The Comeback is often difficult viewing, a vessel for all of Kudrow’s feelings about ageism, sexism and Hollywood. Valerie is a very particular kind of character – an outsider who insists she’s an insider, whose early TV hit was nowhere near as successful as she claims it was, and whose comic timing is questionable. A covert narcissist, she is incredibly sensitive but desperate to keep it under wraps, the tragic irony of her approach to such indignities being that each slight leaves a more obvious scar. There is similarly a bleak madness to her worldview – if she overlooks enough of the abuses sent her way, the universe will reward her; if she verbally expresses her dislike of the tropes of reality TV humiliation, she won’t be humiliated; if she claws back a modicum of fame, she won’t feel so worthless any more.
As Valerie wrestles with herself over the course of the show, Kudrow transcends standard acting. We sometimes find ourselves watching a true nesting doll of a performance – Valerie as Aunt Sassy, Valerie presenting off-the-cuff “authenticity” on her reality show, Valerie as the confident, established Valerie Cherish she wants the world to see. The tragedy of the character, and the wonder of Kudrow’s acting here, is that it’s often impossible for her to shake off the act of performance at all – everything is for show, even when no one is around to film her.
The great irony of all this is that, despite it containing one of television’s greatest performances, no one particularly cared about The Comeback. It lasted a single season in 2005, drawing mixed reviews and earning just three Emmy nominations (for Kudrow, directing and casting). It took years for it to find an audience on DVD and on streaming. As for its influence, the show’s fingerprints – specifically Valerie’s tragicomic delusion – can be seen in shows as diverse as Veep, Girls, Fleabag and I Hate Suzie. When it was picked up for a second season, nearly a decade after its cancellation, it retained its precise satire while adding even further shading to Valerie’s character. Cast on a gritty HBO show about the production of “Room and Bored”, Valerie is suddenly captivated by the allure of “prestige TV fame”, a respectable kind of attention that swallows up both her marriage and her dignity. Season two is even better than the show’s first year, but was similarly ignored beyond strong write-ups in publications like The New York Times.
It’s a frustrating outcome – a third season has long been mooted but no one has so far commissioned it – but matches Kudrow’s existence as a bit of a comic underdog. Despite finding fame on a series that presumably most people on the planet have watched by now, she has always seemed most comfortable off the beaten track, a place with minimal glitz and a glorious lack of polish. Essentially, where the weirdos live.
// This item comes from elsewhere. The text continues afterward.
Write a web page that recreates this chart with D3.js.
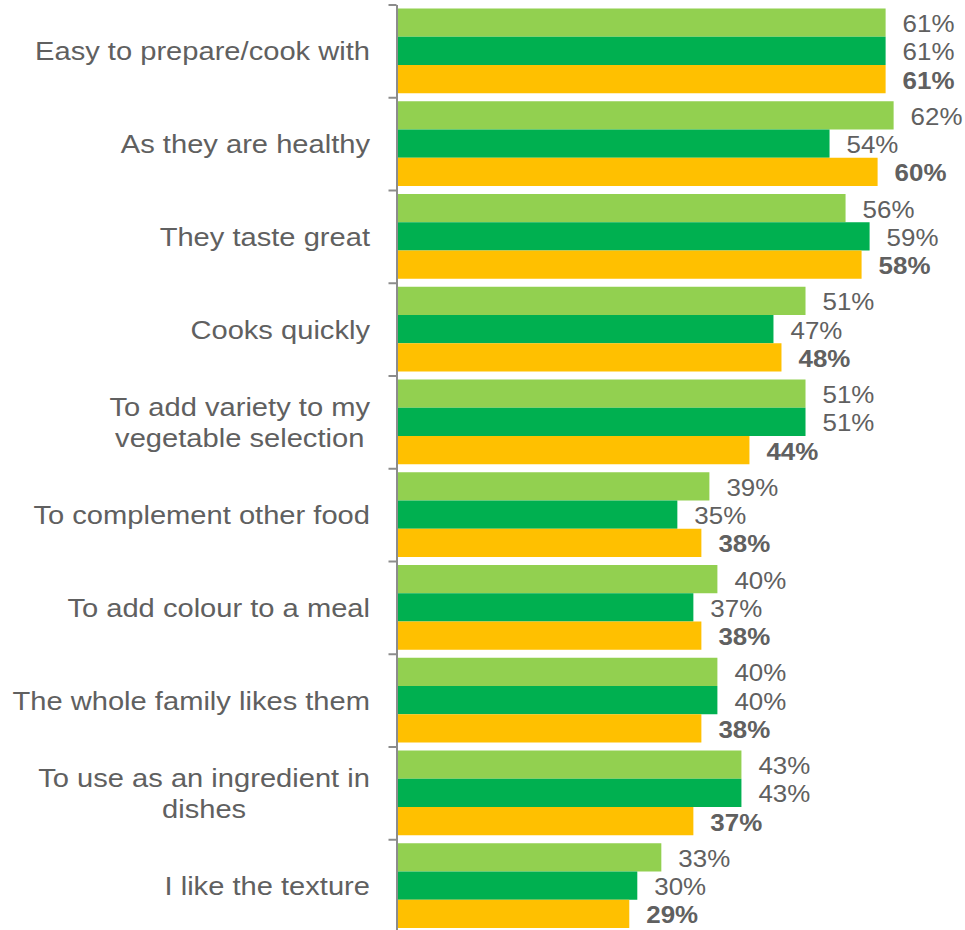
<!DOCTYPE html>
<html>
<head>
<meta charset="utf-8">
<script src="https://cdn.jsdelivr.net/npm/d3@7"></script>
<style>
  body { margin: 0; background: #fff; }
  svg { display: block; font-family: "Liberation Sans", Arial, sans-serif; }
</style>
</head>
<body>
<script>
// categories (line breaks where the original label wraps)
const categories = [
    "Easy to prepare/cook with",
    "As they are healthy",
    "They taste great",
    "Cooks quickly",
    "To add variety to my\nvegetable selection",
    "To complement other food",
    "To add colour to a meal",
    "The whole family likes them",
    "To use as an ingredient in\ndishes",
    "I like the texture"
];

const seriesNames = ["light", "dark", "yellow"];
const lightGreen = [61, 62, 56, 51, 51, 39, 40, 40, 43, 33];
const darkGreen = [61, 54, 59, 47, 51, 35, 37, 40, 43, 30];
const yellow = [61, 60, 58, 48, 44, 38, 38, 38, 37, 29];

const colors = { light: "#92D050", dark: "#00B050", yellow: "#FFC000" };
const textColor = "#606060";

const width = 965, height = 930;

const svg = d3.select("body")
    .append("svg")
    .attr("width", width)
    .attr("height", height);

// scales
const x = d3.scaleLinear()
    .domain([0, 70])
    .range([397, 957.7]);

const y0 = d3.scaleBand()
    .domain(categories)
    .range([4.5, 932])
    .padding(0);

const y1 = d3.scaleBand()
    .domain(seriesNames)
    .range([4, y0.bandwidth() - 4])
    .padding(0);

// flatten the rows for drawing
const rows = categories.map((c, i) => ({
    cat: c,
    vals: [
        { key: "light", v: lightGreen[i] },
        { key: "dark", v: darkGreen[i] },
        { key: "yellow", v: yellow[i] }
    ]
}));

// bars
const groups = svg.selectAll(".grp")
    .data(rows)
    .enter()
    .append("g")
    .attr("class", "grp")
    .attr("transform", d => "translate(0," + y0(d.cat) + ")");

groups.selectAll("rect")
    .data(d => d.vals)
    .enter()
    .append("rect")
    .attr("x", x(0))
    .attr("y", d => y1(d.key))
    .attr("width", d => x(d.v) - x(0))
    .attr("height", y1.bandwidth())
    .attr("fill", d => colors[d.key]);

// value labels (yellow series is bold)
groups.selectAll("text")
    .data(d => d.vals)
    .enter()
    .append("text")
    .attr("transform", d => "translate(" + (x(d.v) + 17) + "," + (y1(d.key) + y1.bandwidth() / 2 + 9.5) + ") scale(1.08,1)")
    .attr("font-size", 24)
    .attr("font-weight", d => d.key === "yellow" ? "bold" : "normal")
    .attr("fill", textColor)
    .text(d => d.v + "%");

// axis: ticks on the band boundaries
const yb = d3.scaleLinear()
    .domain([0, categories.length])
    .range([4.5, 932]);

const axis = svg.append("g")
    .attr("transform", "translate(396.5,0)")
    .call(d3.axisLeft(yb)
        .tickValues(d3.range(categories.length + 1))
        .tickFormat("")
        .tickSizeInner(8)
        .tickSizeOuter(0));

axis.select(".domain").attr("stroke", "#8c8c8c").attr("stroke-width", 2);
axis.selectAll(".tick line").attr("stroke", "#8c8c8c").attr("stroke-width", 2);

// category labels
const labelX = 370;
const lineGap = 31;
const sx = 1.12;

categories.forEach(c => {
    const lines = c.split("\n");
    const cy = y0(c) + y0.bandwidth() / 2;
    const g = svg.append("g");
    lines.forEach((ln, i) => {
        const by = cy + 9.5 + (i - (lines.length - 1) / 2) * lineGap;
        const t = g.append("text")
            .attr("font-size", 26)
            .attr("fill", textColor)
            .text(ln);
        if (lines.length === 1) {
            t.attr("text-anchor", "end")
                .attr("transform", "translate(" + labelX + "," + by + ") scale(" + sx + ",1)");
        } else {
            t.attr("text-anchor", "middle").attr("class", "ml").attr("data-by", by);
        }
    });
    // wrapped labels: first line ends at labelX, others centred under it
    const ml = g.selectAll(".ml");
    if (!ml.empty()) {
        const w0 = ml.node().getComputedTextLength() * sx;
        const cx = labelX - w0 / 2;
        ml.attr("transform", function () {
            return "translate(" + cx + "," + this.getAttribute("data-by") + ") scale(" + sx + ",1)";
        });
    }
});
</script>
</body>
</html>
In Time Bandits, a new reboot of the Eighties Terry Gilliam fantasy film, she leads a ragtag team of time-hopping thieves, a disparate bunch seemingly drawn together by how wrong they are together. Kudrow speaks in a lower register than normal, but retains that meandering comic discomfort in her voice, that sense that – even when surrounded by like-minded people – she doesn’t quite belong. The character is eccentric, uproarious and richly Kudrowian. Absolutely no one will watch the show, or at least respect it for a few years. I imagine it’s just how Kudrow would want it.